Mali G78 VK pass performance

Hello - we are bringing up our unittests on Mali and have hit what appears to be odd performance under Android Vulkan (Pixel6).

A test for timing queries performs the following:

The test makes a render target (32x32). And does the following:

-sets a timer query A
-performs 128 passes clearing that target (Load action Clear, Store action Store)
-sets a timer query B
-performs 128 passes clearing the target  (Load action Clear, Store action Store)
-sets a timer query C
-resolve 3 queries.

(The logic is to give the driver busywork between the timing queries.)


Then it validates:

B > A  (time didn't go backwards)
C > B (time didn't go backwards)
and
B < (A + 16 ms)
C < (B + 16 ms)
^^ i.e. "Rendering didn't take a silly amount of time".

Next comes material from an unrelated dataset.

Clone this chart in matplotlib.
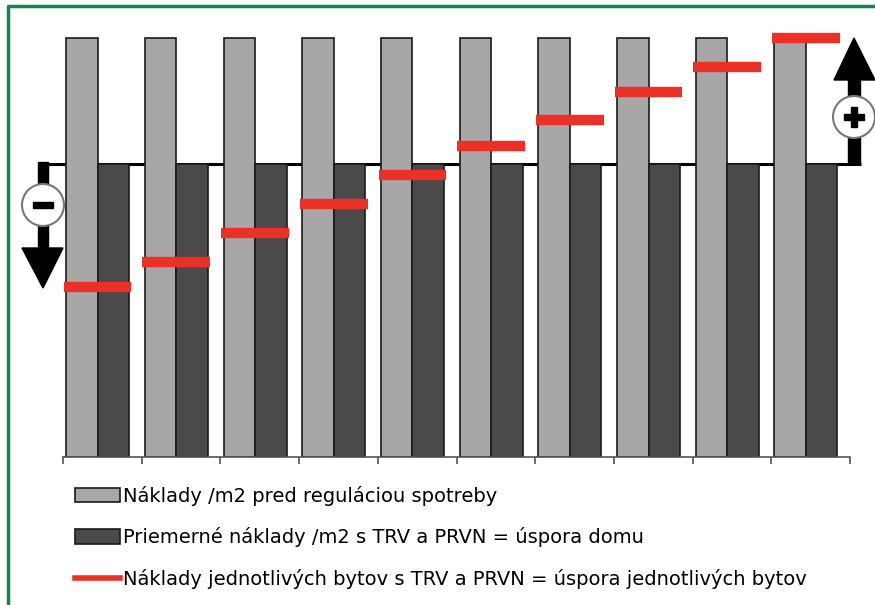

The numbers we're getting back for G78 are on the order of 40ms+ to perform those 128 pass clear loops.  The render target is 32x32 so quite small.  
For a loop of only 10 passes, we get timings anywhere from 0.3ms to 2ms.

Are passes specifically expensive on Mali that this test shouldn't be considered valid? These timings are enormous compared to what we see on other architectures.

These are the device details:

[INFO ]: Loading libvulkan.so...
[INFO ]: Vulkan API Version : 1.1.189
[INFO ]: Vulkan Device 0 : Mali-G78
[INFO ]: Driver Version : 32.1.0
[INFO ]: Driver's API Version : 1.1.177